• _Listed records_:
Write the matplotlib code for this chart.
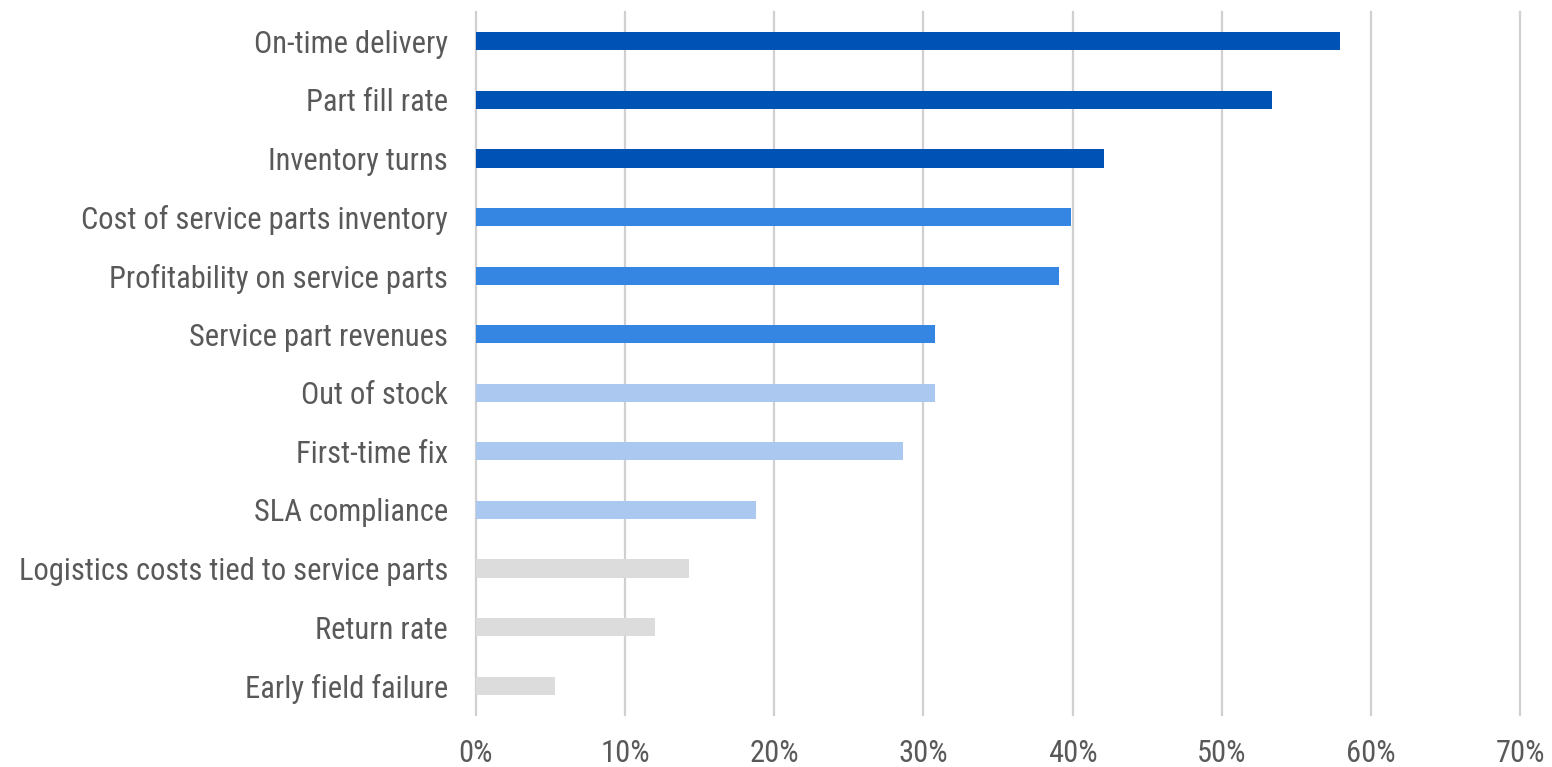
import matplotlib
matplotlib.use("Agg")
import matplotlib.pyplot as plt
from matplotlib import font_manager
from matplotlib.ticker import PercentFormatter

# =============================
# Data
# =============================
categories = [
    "On-time delivery",
    "Part fill rate",
    "Inventory turns",
    "Cost of service parts inventory",
    "Profitability on service parts",
    "Service part revenues",
    "Out of stock",
    "First-time fix",
    "SLA compliance",
    "Logistics costs tied to service parts",
    "Return rate",
    "Early field failure",
]
shares = [0.579, 0.534, 0.421, 0.399, 0.391, 0.308, 0.308, 0.286, 0.188, 0.143, 0.120, 0.053]
tiers = [0, 0, 0, 1, 1, 1, 2, 2, 2, 3, 3, 3]
tick_values = [0, 0.1, 0.2, 0.3, 0.4, 0.5, 0.6, 0.7]

tier_colors = ["#0053b5", "#3585e3", "#abc8f0", "#dcdcdc"]
text_color = "#595959"

# pick a narrow font if one is around, otherwise Roboto
installed = {f.name for f in font_manager.fontManager.ttflist}
font = "Roboto"
for name in ["Roboto Condensed", "Liberation Sans Narrow", "DejaVu Sans Condensed"]:
    if name in installed:
        font = name
        break
plt.rcParams["font.family"] = [font, "DejaVu Sans"]

# =============================
# Plot
# =============================
fig = plt.figure(figsize=(15.52, 7.67), dpi=100)
ax = fig.add_axes([0.3067, 0.0678, 0.6727, 0.9166])

ypos = list(range(len(categories)))
ax.barh(ypos, shares, height=0.31,
        color=[tier_colors[t] for t in tiers], zorder=3)

ax.set_yticks(ypos)
ax.set_yticklabels(categories)
ax.set_ylim(len(categories) - 0.5, -0.5)

ax.set_xlim(0, 0.7)
ax.set_xticks(tick_values)
ax.xaxis.set_major_formatter(PercentFormatter(1.0, decimals=0))

ax.grid(axis="x", color="#d0d0d0", linewidth=1.6, zorder=0)
for line in ax.get_xgridlines():
    line.set_clip_on(False)
for s in ax.spines.values():
    s.set_visible(False)

ax.tick_params(axis="y", length=0, pad=20, labelsize=22, labelcolor=text_color)
ax.tick_params(axis="x", length=0, pad=17, labelsize=22, labelcolor=text_color)

fig.savefig("out.png", dpi=100, facecolor="white")
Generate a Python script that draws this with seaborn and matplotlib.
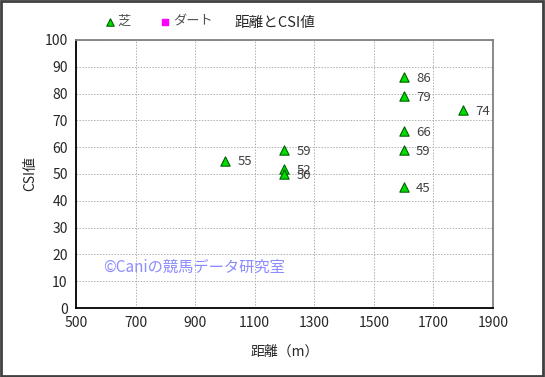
import pandas as pd
import numpy as np
import matplotlib.pyplot as plt
import seaborn as sns

sns.set_style("white")
plt.rcParams['font.family'] = ['Noto Sans CJK JP', 'DejaVu Sans']

# data
distance = [1000, 1200, 1200, 1200, 1600, 1600, 1600, 1600, 1600, 1800]
csi = [55, 59, 52, 50, 86, 79, 66, 59, 45, 74]
labels = ["55", "59", "52", "50", "86", "79", "66", "59", "45", "74"]
x_ticks = [500, 700, 900, 1100, 1300, 1500, 1700, 1900]
y_ticks = [0, 10, 20, 30, 40, 50, 60, 70, 80, 90, 100]

df = pd.DataFrame({"距離": distance, "CSI値": csi, "label": labels})

fig = plt.figure(figsize=(5.45, 3.77), dpi=100)
ax = fig.add_axes([0.1394, 0.183, 0.7652, 0.711])

sns.scatterplot(data=df, x="距離", y="CSI値", ax=ax, marker="^", s=45,
                color="#00dd00", edgecolor="#006000", linewidth=0.8, zorder=3, label="芝")
ax.scatter([], [], marker="s", s=30, color="#ff00ff", label="ダート")

for xv, yv, t in zip(df["距離"], df["CSI値"], df["label"]):
    ax.annotate(t, (xv, yv), xytext=(9, -1), textcoords="offset points",
                fontsize=9.5, color="#404040", va="center", ha="left")

ax.set_xlim(500, 1900)
ax.set_ylim(0, 100)
ax.set_xticks(x_ticks)
ax.set_yticks(y_ticks)
ax.tick_params(axis="both", labelsize=10, length=0, pad=6)
ax.grid(True, color="#b0b0b0", linestyle=(0, (1.5, 1.5)), linewidth=0.7)
ax.set_axisbelow(True)

for s in ["left", "bottom"]:
    ax.spines[s].set_color("black")
    ax.spines[s].set_linewidth(1.3)
for s in ["top", "right"]:
    ax.spines[s].set_color("#808080")
    ax.spines[s].set_linewidth(1.3)

ax.set_xlabel("距離（m）", fontsize=10, labelpad=10)
ax.set_ylabel("CSI値", fontsize=10, labelpad=5)

ax.text(590, 15, "©Caniの競馬データ研究室", fontsize=11, color="#8c8cff", va="center")

fig.text(0.505, 0.94, "距離とCSI値", fontsize=10.5, ha="center", va="center")
ax.legend(loc="lower left", bbox_to_anchor=(0.04, 1.0), ncol=2, frameon=False,
          fontsize=9.5, handlelength=0.8, handletextpad=0.2, columnspacing=2.2,
          markerscale=0.8, labelcolor="#505050")

fig.patches.append(plt.Rectangle((0.002, 0.003), 0.995, 0.994, transform=fig.transFigure,
                                 fill=False, edgecolor="#404040", linewidth=2))

fig.savefig("out.png", dpi=100)
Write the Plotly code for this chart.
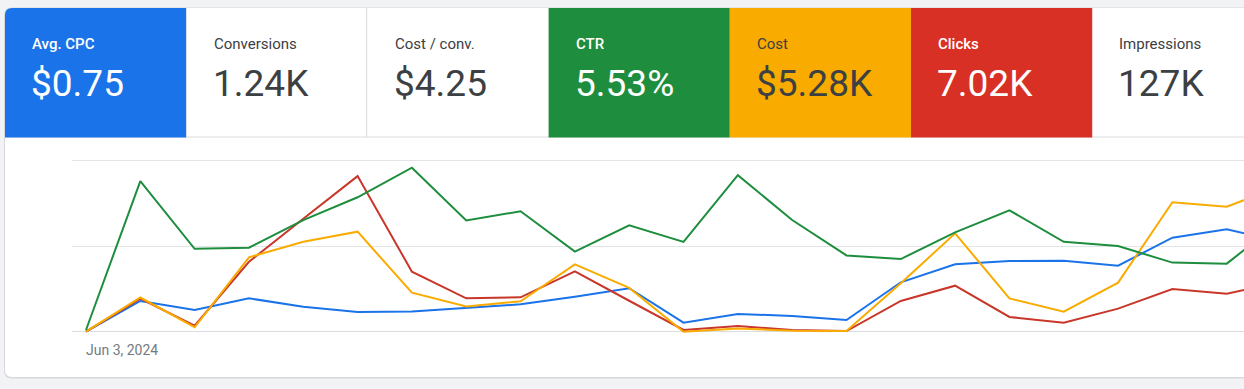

• _Task instructions_: Skip the pictures and repeat, word for word, the lines from the one containing "Generate a Python" to the one containing "plt.rcParams['font.family'] = ['Noto", keeping both of those lines.

• _Written response_:
Generate a Python script that draws this with seaborn and matplotlib.
import pandas as pd
import numpy as np
import matplotlib.pyplot as plt
import seaborn as sns

sns.set_style("white")
plt.rcParams['font.family'] = ['Noto Sans CJK JP', 'DejaVu Sans']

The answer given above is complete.